HARTFORD DOUBLE COLUMN VMC HELPS WICHITA OF BEDFORD WITH POWER TRANSMISSION PARTS MACHINING
The introduction by power transmission specialist Wichita of a Hartford HB-2190 double column vertical machining centre is not surprisingly producing better quality workpieces in shorter cycle times that the unreliable 20-year-old machine it has replaced.
Performing a range of predominantly drilling and tapping as well as milling operations on a variety of clutch plate components up to 48 inches diameter the machine, supplied by Ward CNC, has immediately enabled the Bedford-based company to:
Reduce cycle times by taking deeper milling cuts at faster feed rates
Improve workpiece quality (surface finish), and
Boost overall machine utilisation levels by having 30 of its 40-tool ATC permanently set-up for a variety of jobs - compared with the 10-tool machine it replaced - to thus reduce downtime caused by impromptu tool changes.
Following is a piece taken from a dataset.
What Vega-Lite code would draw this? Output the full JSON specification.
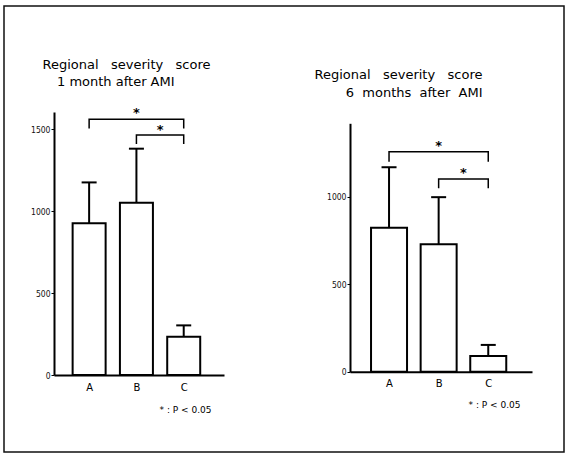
{
  "$schema": "https://vega.github.io/schema/vega-lite/v6.json",
  "width": 560,
  "height": 446,
  "autosize": {"type": "none"},
  "padding": {"left": 4, "top": 6, "right": 9, "bottom": 6},
  "background": "white",
  "title": {"text": "1\u00a0month\u00a0after\u00a0AMI", "anchor": "start", "frame": "group", "orient": "top",
    "offset": 0, "dx": 53, "dy": 93, "baseline": "alphabetic", "font": "DejaVu Sans", "fontSize": 13,
    "fontWeight": "normal", "color": "#000"},
  "config": {
    "view": {"stroke": "#111", "strokeWidth": 1.5},
    "axis": {"grid": false, "domainColor": "#000", "tickColor": "#000"}
  },
  "datasets": {
    "bars": [
      {"panel": "1m", "g": 1, "mean": 926, "top": 1176},
      {"panel": "1m", "g": 2, "mean": 1052, "top": 1382},
      {"panel": "1m", "g": 3, "mean": 234, "top": 303},
      {"panel": "6m", "g": 1, "mean": 823, "top": 1168},
      {"panel": "6m", "g": 2, "mean": 728, "top": 997},
      {"panel": "6m", "g": 3, "mean": 90, "top": 153}
    ],
    "brackets": [
      {"panel": "1m", "id": "AC", "ord": 1, "g": 1, "v": 1506},
      {"panel": "1m", "id": "AC", "ord": 2, "g": 1, "v": 1561},
      {"panel": "1m", "id": "AC", "ord": 3, "g": 3, "v": 1561},
      {"panel": "1m", "id": "AC", "ord": 4, "g": 3, "v": 1506},
      {"panel": "1m", "id": "BC", "ord": 1, "g": 2, "v": 1410},
      {"panel": "1m", "id": "BC", "ord": 2, "g": 2, "v": 1465},
      {"panel": "1m", "id": "BC", "ord": 3, "g": 3, "v": 1465},
      {"panel": "1m", "id": "BC", "ord": 4, "g": 3, "v": 1410},
      {"panel": "6m", "id": "AC", "ord": 1, "g": 1, "v": 1200},
      {"panel": "6m", "id": "AC", "ord": 2, "g": 1, "v": 1257},
      {"panel": "6m", "id": "AC", "ord": 3, "g": 3, "v": 1257},
      {"panel": "6m", "id": "AC", "ord": 4, "g": 3, "v": 1200},
      {"panel": "6m", "id": "BC", "ord": 1, "g": 2, "v": 1048},
      {"panel": "6m", "id": "BC", "ord": 2, "g": 2, "v": 1101},
      {"panel": "6m", "id": "BC", "ord": 3, "g": 3, "v": 1101},
      {"panel": "6m", "id": "BC", "ord": 4, "g": 3, "v": 1048}
    ],
    "stars": [
      {"panel": "1m", "g": 2, "v": 1598, "t": "*"},
      {"panel": "1m", "g": 2.5, "v": 1494, "t": "*"},
      {"panel": "6m", "g": 2, "v": 1288, "t": "*"},
      {"panel": "6m", "g": 2.5, "v": 1134, "t": "*"}
    ]
  },
  "resolve": {
    "scale": {"x": "independent", "y": "independent"},
    "axis": {"x": "independent", "y": "independent"}
  },
  "layer": [
    {
      "layer": [
        {
          "data": {"name": "bars"},
          "transform": [{"filter": "datum.panel === '1m'"}],
          "mark": {"type": "bar", "width": 33, "fill": "white", "stroke": "#000", "strokeWidth": 2},
          "encoding": {
            "x": {"field": "g", "type": "quantitative",
              "scale": {"domain": [0.363, 3.746], "range": [50, 220], "nice": false, "zero": false},
              "axis": {"orient": "bottom", "offset": -77, "values": [1, 2, 3],
                "labelExpr": "datum.value == 1 ? 'A' : datum.value == 2 ? 'B' : 'C'",
                "ticks": false, "domainWidth": 2, "labelFont": "DejaVu Sans", "labelFontSize": 10,
                "labelColor": "#000", "labelPadding": 7,
                "title": "*\u00a0:\u00a0P\u00a0<\u00a00.05", "titleX": 207, "titleY": 34, "titleAlign": "right",
                "titleBaseline": "middle", "titleFont": "DejaVu Sans", "titleFontSize": 9,
                "titleFontWeight": "normal", "titleColor": "#000"}},
            "y": {"field": "mean", "type": "quantitative",
              "scale": {"domain": [0, 1606], "range": [369, 106], "nice": false},
              "axis": {"orient": "left", "offset": -50, "values": [0, 500, 1000, 1500], "format": "d",
                "domainWidth": 2, "tickSize": 3, "labelFont": "DejaVu Sans Condensed",
                "labelFontSize": 8.5, "labelColor": "#111", "labelPadding": 1,
                "title": "Regional\u00a0\u00a0\u00a0severity\u00a0\u00a0\u00a0score",
                "titleAngle": 0, "titleAlign": "center", "titleBaseline": "alphabetic",
                "titleX": 72, "titleY": 62, "titleFont": "DejaVu Sans", "titleFontSize": 13,
                "titleFontWeight": "normal", "titleColor": "#000"}},
            "y2": {"datum": 0}
          }
        },
        {
          "data": {"name": "bars"},
          "transform": [{"filter": "datum.panel === '1m'"}],
          "mark": {"type": "rule", "stroke": "#000", "strokeWidth": 2},
          "encoding": {
            "x": {"field": "g", "type": "quantitative"},
            "y": {"field": "mean", "type": "quantitative"},
            "y2": {"field": "top"}
          }
        },
        {
          "data": {"name": "bars"},
          "transform": [{"filter": "datum.panel === '1m'"}],
          "mark": {"type": "tick", "orient": "horizontal", "size": 15, "thickness": 2, "color": "#000", "opacity": 1},
          "encoding": {
            "x": {"field": "g", "type": "quantitative"},
            "y": {"field": "top", "type": "quantitative"}
          }
        },
        {
          "data": {"name": "brackets"},
          "transform": [{"filter": "datum.panel === '1m'"}],
          "mark": {"type": "line", "stroke": "#000", "strokeWidth": 1.5},
          "encoding": {
            "x": {"field": "g", "type": "quantitative"},
            "y": {"field": "v", "type": "quantitative"},
            "detail": {"field": "id"},
            "order": {"field": "ord"}
          }
        },
        {
          "data": {"name": "stars"},
          "transform": [{"filter": "datum.panel === '1m'"}],
          "mark": {"type": "text", "font": "DejaVu Sans", "fontSize": 13, "fontWeight": "bold", "baseline": "middle", "color": "#000"},
          "encoding": {
            "x": {"field": "g", "type": "quantitative"},
            "y": {"field": "v", "type": "quantitative"},
            "text": {"field": "t"}
          }
        }
      ]
    },
    {
      "layer": [
        {
          "data": {"name": "bars"},
          "transform": [{"filter": "datum.panel === '6m'"}],
          "mark": {"type": "bar", "width": 36, "fill": "white", "stroke": "#000", "strokeWidth": 2},
          "encoding": {
            "x": {"field": "g", "type": "quantitative",
              "scale": {"domain": [0.314, 3.781], "range": [346, 528], "nice": false, "zero": false},
              "axis": {"orient": "bottom", "offset": -80.3, "values": [1, 2, 3],
                "labelExpr": "datum.value == 1 ? 'A' : datum.value == 2 ? 'B' : 'C'",
                "ticks": false, "domainWidth": 2, "labelFont": "DejaVu Sans", "labelFontSize": 10,
                "labelColor": "#000", "labelPadding": 7,
                "title": "*\u00a0:\u00a0P\u00a0<\u00a00.05", "titleX": 516, "titleY": 33, "titleAlign": "right",
                "titleBaseline": "middle", "titleFont": "DejaVu Sans", "titleFontSize": 9,
                "titleFontWeight": "normal", "titleColor": "#000"}},
            "y": {"field": "mean", "type": "quantitative",
              "scale": {"domain": [0, 1419], "range": [365.7, 117.3], "nice": false},
              "axis": {"orient": "left", "offset": -346, "values": [0, 500, 1000], "format": "d",
                "domainWidth": 2, "tickSize": 3, "labelFont": "DejaVu Sans Condensed",
                "labelFontSize": 8.5, "labelColor": "#111", "labelPadding": 1,
                "title": ["Regional\u00a0\u00a0\u00a0severity\u00a0\u00a0\u00a0score", "6\u00a0\u00a0months\u00a0\u00a0after\u00a0\u00a0AMI"],
                "titleAngle": 0, "titleAlign": "right", "titleBaseline": "alphabetic",
                "titleX": 132, "titleY": 72, "titleFont": "DejaVu Sans", "titleFontSize": 13,
                "titleFontWeight": "normal", "titleLineHeight": 18, "titleColor": "#000"}},
            "y2": {"datum": 0}
          }
        },
        {
          "data": {"name": "bars"},
          "transform": [{"filter": "datum.panel === '6m'"}],
          "mark": {"type": "rule", "stroke": "#000", "strokeWidth": 2},
          "encoding": {
            "x": {"field": "g", "type": "quantitative"},
            "y": {"field": "mean", "type": "quantitative"},
            "y2": {"field": "top"}
          }
        },
        {
          "data": {"name": "bars"},
          "transform": [{"filter": "datum.panel === '6m'"}],
          "mark": {"type": "tick", "orient": "horizontal", "size": 15, "thickness": 2, "color": "#000", "opacity": 1},
          "encoding": {
            "x": {"field": "g", "type": "quantitative"},
            "y": {"field": "top", "type": "quantitative"}
          }
        },
        {
          "data": {"name": "brackets"},
          "transform": [{"filter": "datum.panel === '6m'"}],
          "mark": {"type": "line", "stroke": "#000", "strokeWidth": 1.5},
          "encoding": {
            "x": {"field": "g", "type": "quantitative"},
            "y": {"field": "v", "type": "quantitative"},
            "detail": {"field": "id"},
            "order": {"field": "ord"}
          }
        },
        {
          "data": {"name": "stars"},
          "transform": [{"filter": "datum.panel === '6m'"}],
          "mark": {"type": "text", "font": "DejaVu Sans", "fontSize": 13, "fontWeight": "bold", "baseline": "middle", "color": "#000"},
          "encoding": {
            "x": {"field": "g", "type": "quantitative"},
            "y": {"field": "v", "type": "quantitative"},
            "text": {"field": "t"}
          }
        }
      ]
    }
  ]
}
According to manufacturing systems manger Vince Hughes, the quest to replace an ageing VMC involved a survey of the market and the eventual shortlisting by him and senior production engineer Ian Fielding of four possible machines that met the requirement for a machine having the necessary large bed area of 2,100 mm by 1,740 mm.
"The Hartford was selected on the basis on specification, price and recommendations after site visits to existing Hartford users who gave favourable reports," he says.
"We could see that the machine was of solid construction and felt reassured that Ward would provide a good level of service back-up, too.
With X, Y and Z axis travels of 2,000 mm by 1,970 mm by 920 mm and a 2,200 mm width between columns, plus rapid traverse rates of 10,000 Mm/min in all axes, the HB-2190 has a spindle speed of 40-4,000 revs/min from a 18.5 kW motor and feed rates of 1-5,000 mm/min.
In addition to satisfying Wichita's prerequisite for a substantial working area, the machine also features high-pressure, through-spindle coolant supply "which enables us to use a mix of carbide-tipped tools" to maximum effect.
The machine is programmed offline, and within the first two months of installation had actioned 60 programs for the range of clutch plates, bodies and rings required for the vast range of pneumatic and hydraulic clutches and brakes, tension control systems and ancillary products designed and manufactured for a global customer base in industrial, mining and marine applications.
Sited in the company's large machine cell, the machine processes a wide variety of mostly cast iron workpieces in small batches, which are first turned and /or gear cut before being placed on the Hartford for finish machining - always more drilling and tapping than milling. Components leave the Hartford finish-machined and ready for on-site assembly.